Given material

.....

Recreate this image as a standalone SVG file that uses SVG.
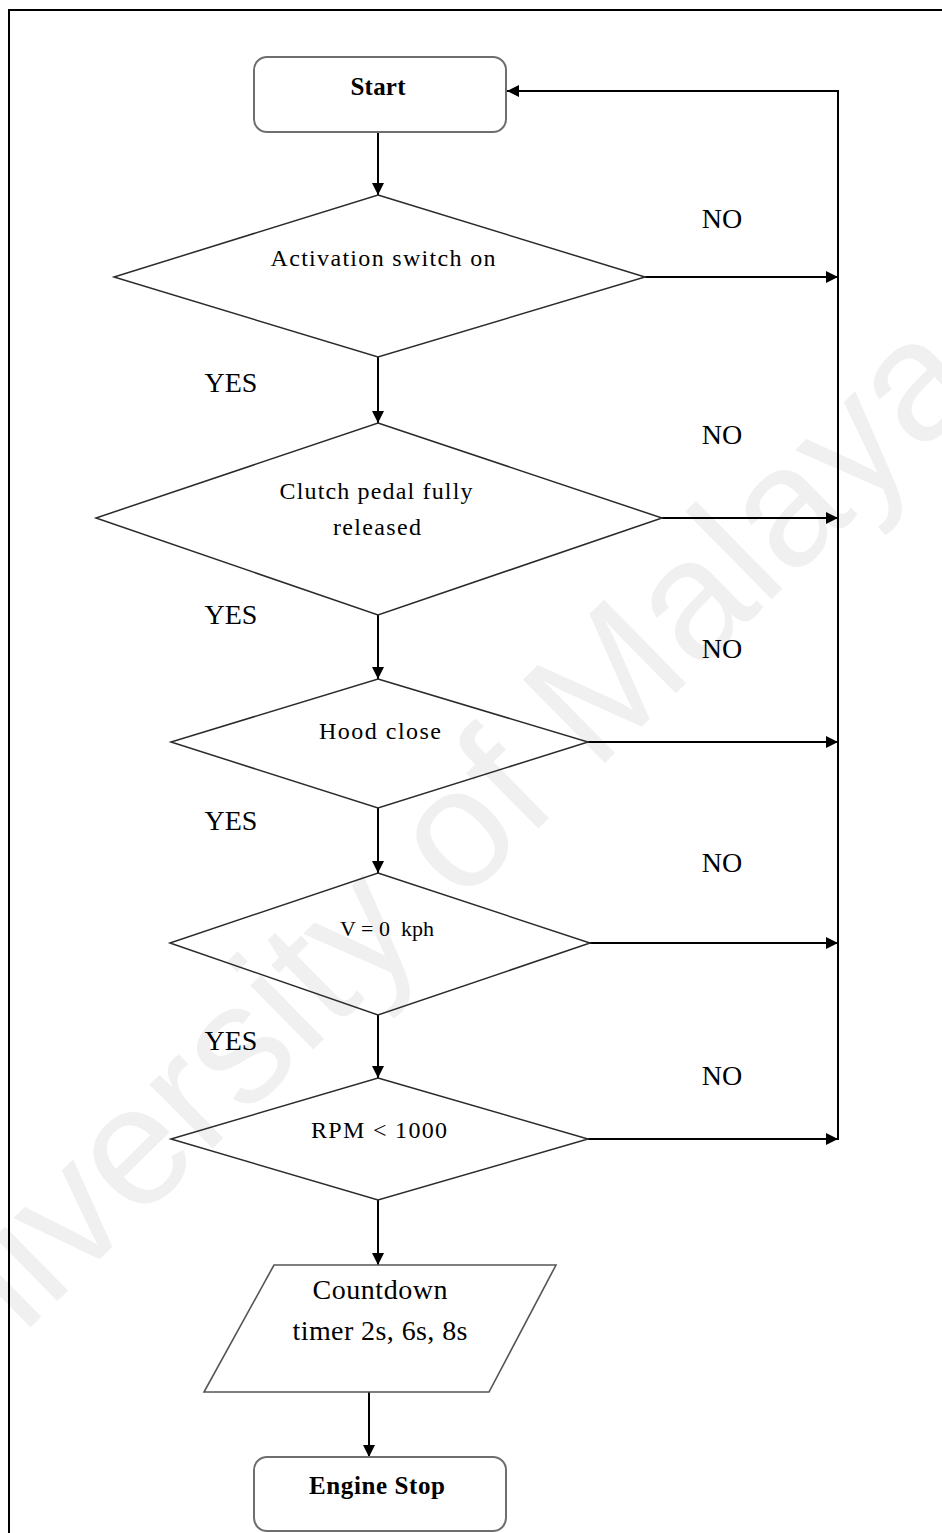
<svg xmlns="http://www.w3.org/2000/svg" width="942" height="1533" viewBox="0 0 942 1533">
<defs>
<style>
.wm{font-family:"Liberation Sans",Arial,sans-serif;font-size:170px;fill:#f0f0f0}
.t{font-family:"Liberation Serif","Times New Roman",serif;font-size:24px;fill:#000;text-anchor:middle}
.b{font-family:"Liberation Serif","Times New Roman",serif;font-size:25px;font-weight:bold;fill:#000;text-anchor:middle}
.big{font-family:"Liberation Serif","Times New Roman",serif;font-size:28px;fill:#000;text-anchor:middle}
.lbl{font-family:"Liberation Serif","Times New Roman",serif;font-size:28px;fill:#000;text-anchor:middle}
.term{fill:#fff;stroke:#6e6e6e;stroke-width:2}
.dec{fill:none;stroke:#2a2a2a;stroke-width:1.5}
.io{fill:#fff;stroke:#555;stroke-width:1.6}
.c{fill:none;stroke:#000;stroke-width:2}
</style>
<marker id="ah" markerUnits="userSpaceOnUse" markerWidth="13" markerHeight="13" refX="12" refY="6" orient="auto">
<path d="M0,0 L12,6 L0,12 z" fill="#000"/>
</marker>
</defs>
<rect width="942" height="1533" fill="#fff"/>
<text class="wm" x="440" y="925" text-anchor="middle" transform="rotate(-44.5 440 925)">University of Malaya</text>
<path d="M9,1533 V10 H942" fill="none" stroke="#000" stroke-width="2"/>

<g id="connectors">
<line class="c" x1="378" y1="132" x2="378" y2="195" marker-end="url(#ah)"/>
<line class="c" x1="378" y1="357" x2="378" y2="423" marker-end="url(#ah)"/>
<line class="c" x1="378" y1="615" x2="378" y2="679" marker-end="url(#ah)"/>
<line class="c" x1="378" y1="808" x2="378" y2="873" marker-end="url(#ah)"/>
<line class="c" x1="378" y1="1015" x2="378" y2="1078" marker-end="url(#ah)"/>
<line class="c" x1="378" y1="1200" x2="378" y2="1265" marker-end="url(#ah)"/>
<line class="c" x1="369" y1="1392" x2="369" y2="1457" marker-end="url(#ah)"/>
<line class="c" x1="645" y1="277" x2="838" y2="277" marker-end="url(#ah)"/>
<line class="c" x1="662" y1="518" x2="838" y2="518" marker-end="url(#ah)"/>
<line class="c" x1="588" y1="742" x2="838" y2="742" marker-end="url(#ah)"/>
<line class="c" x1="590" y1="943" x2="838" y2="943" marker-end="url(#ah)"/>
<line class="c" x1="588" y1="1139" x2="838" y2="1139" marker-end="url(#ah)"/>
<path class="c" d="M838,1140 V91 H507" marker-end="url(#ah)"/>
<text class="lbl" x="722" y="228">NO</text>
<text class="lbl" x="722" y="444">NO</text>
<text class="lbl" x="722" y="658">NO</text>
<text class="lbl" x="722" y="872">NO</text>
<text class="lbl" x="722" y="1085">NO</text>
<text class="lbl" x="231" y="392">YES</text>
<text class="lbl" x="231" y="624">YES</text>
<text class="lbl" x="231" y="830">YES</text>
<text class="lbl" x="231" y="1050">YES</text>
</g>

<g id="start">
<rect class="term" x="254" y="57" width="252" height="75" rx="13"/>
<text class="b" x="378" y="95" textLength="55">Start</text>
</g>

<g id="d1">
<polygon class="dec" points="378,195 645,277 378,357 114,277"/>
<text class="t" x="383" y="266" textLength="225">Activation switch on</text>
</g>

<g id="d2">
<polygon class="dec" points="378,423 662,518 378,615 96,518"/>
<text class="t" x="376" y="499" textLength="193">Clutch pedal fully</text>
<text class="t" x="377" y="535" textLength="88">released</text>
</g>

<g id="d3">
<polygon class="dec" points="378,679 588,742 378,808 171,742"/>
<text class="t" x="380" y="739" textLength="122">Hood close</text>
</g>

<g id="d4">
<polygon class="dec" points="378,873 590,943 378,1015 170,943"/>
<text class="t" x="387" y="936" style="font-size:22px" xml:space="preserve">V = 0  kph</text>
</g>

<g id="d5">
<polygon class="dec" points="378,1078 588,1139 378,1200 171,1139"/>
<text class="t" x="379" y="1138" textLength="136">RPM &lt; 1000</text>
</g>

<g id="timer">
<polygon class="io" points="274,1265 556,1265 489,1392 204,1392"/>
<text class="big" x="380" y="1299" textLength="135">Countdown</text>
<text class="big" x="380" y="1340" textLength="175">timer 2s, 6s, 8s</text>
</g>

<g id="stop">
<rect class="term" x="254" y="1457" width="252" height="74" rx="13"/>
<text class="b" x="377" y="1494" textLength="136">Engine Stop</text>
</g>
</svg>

.....

Work to complete
Write the listing out a second time exactly, dropping all images.

Full response
Recreate this image as a standalone SVG file that uses SVG.
<svg xmlns="http://www.w3.org/2000/svg" width="942" height="1533" viewBox="0 0 942 1533">
<defs>
<style>
.wm{font-family:"Liberation Sans",Arial,sans-serif;font-size:170px;fill:#f0f0f0}
.t{font-family:"Liberation Serif","Times New Roman",serif;font-size:24px;fill:#000;text-anchor:middle}
.b{font-family:"Liberation Serif","Times New Roman",serif;font-size:25px;font-weight:bold;fill:#000;text-anchor:middle}
.big{font-family:"Liberation Serif","Times New Roman",serif;font-size:28px;fill:#000;text-anchor:middle}
.lbl{font-family:"Liberation Serif","Times New Roman",serif;font-size:28px;fill:#000;text-anchor:middle}
.term{fill:#fff;stroke:#6e6e6e;stroke-width:2}
.dec{fill:none;stroke:#2a2a2a;stroke-width:1.5}
.io{fill:#fff;stroke:#555;stroke-width:1.6}
.c{fill:none;stroke:#000;stroke-width:2}
</style>
<marker id="ah" markerUnits="userSpaceOnUse" markerWidth="13" markerHeight="13" refX="12" refY="6" orient="auto">
<path d="M0,0 L12,6 L0,12 z" fill="#000"/>
</marker>
</defs>
<rect width="942" height="1533" fill="#fff"/>
<text class="wm" x="440" y="925" text-anchor="middle" transform="rotate(-44.5 440 925)">University of Malaya</text>
<path d="M9,1533 V10 H942" fill="none" stroke="#000" stroke-width="2"/>

<g id="connectors">
<line class="c" x1="378" y1="132" x2="378" y2="195" marker-end="url(#ah)"/>
<line class="c" x1="378" y1="357" x2="378" y2="423" marker-end="url(#ah)"/>
<line class="c" x1="378" y1="615" x2="378" y2="679" marker-end="url(#ah)"/>
<line class="c" x1="378" y1="808" x2="378" y2="873" marker-end="url(#ah)"/>
<line class="c" x1="378" y1="1015" x2="378" y2="1078" marker-end="url(#ah)"/>
<line class="c" x1="378" y1="1200" x2="378" y2="1265" marker-end="url(#ah)"/>
<line class="c" x1="369" y1="1392" x2="369" y2="1457" marker-end="url(#ah)"/>
<line class="c" x1="645" y1="277" x2="838" y2="277" marker-end="url(#ah)"/>
<line class="c" x1="662" y1="518" x2="838" y2="518" marker-end="url(#ah)"/>
<line class="c" x1="588" y1="742" x2="838" y2="742" marker-end="url(#ah)"/>
<line class="c" x1="590" y1="943" x2="838" y2="943" marker-end="url(#ah)"/>
<line class="c" x1="588" y1="1139" x2="838" y2="1139" marker-end="url(#ah)"/>
<path class="c" d="M838,1140 V91 H507" marker-end="url(#ah)"/>
<text class="lbl" x="722" y="228">NO</text>
<text class="lbl" x="722" y="444">NO</text>
<text class="lbl" x="722" y="658">NO</text>
<text class="lbl" x="722" y="872">NO</text>
<text class="lbl" x="722" y="1085">NO</text>
<text class="lbl" x="231" y="392">YES</text>
<text class="lbl" x="231" y="624">YES</text>
<text class="lbl" x="231" y="830">YES</text>
<text class="lbl" x="231" y="1050">YES</text>
</g>

<g id="start">
<rect class="term" x="254" y="57" width="252" height="75" rx="13"/>
<text class="b" x="378" y="95" textLength="55">Start</text>
</g>

<g id="d1">
<polygon class="dec" points="378,195 645,277 378,357 114,277"/>
<text class="t" x="383" y="266" textLength="225">Activation switch on</text>
</g>

<g id="d2">
<polygon class="dec" points="378,423 662,518 378,615 96,518"/>
<text class="t" x="376" y="499" textLength="193">Clutch pedal fully</text>
<text class="t" x="377" y="535" textLength="88">released</text>
</g>

<g id="d3">
<polygon class="dec" points="378,679 588,742 378,808 171,742"/>
<text class="t" x="380" y="739" textLength="122">Hood close</text>
</g>

<g id="d4">
<polygon class="dec" points="378,873 590,943 378,1015 170,943"/>
<text class="t" x="387" y="936" style="font-size:22px" xml:space="preserve">V = 0  kph</text>
</g>

<g id="d5">
<polygon class="dec" points="378,1078 588,1139 378,1200 171,1139"/>
<text class="t" x="379" y="1138" textLength="136">RPM &lt; 1000</text>
</g>

<g id="timer">
<polygon class="io" points="274,1265 556,1265 489,1392 204,1392"/>
<text class="big" x="380" y="1299" textLength="135">Countdown</text>
<text class="big" x="380" y="1340" textLength="175">timer 2s, 6s, 8s</text>
</g>

<g id="stop">
<rect class="term" x="254" y="1457" width="252" height="74" rx="13"/>
<text class="b" x="377" y="1494" textLength="136">Engine Stop</text>
</g>
</svg>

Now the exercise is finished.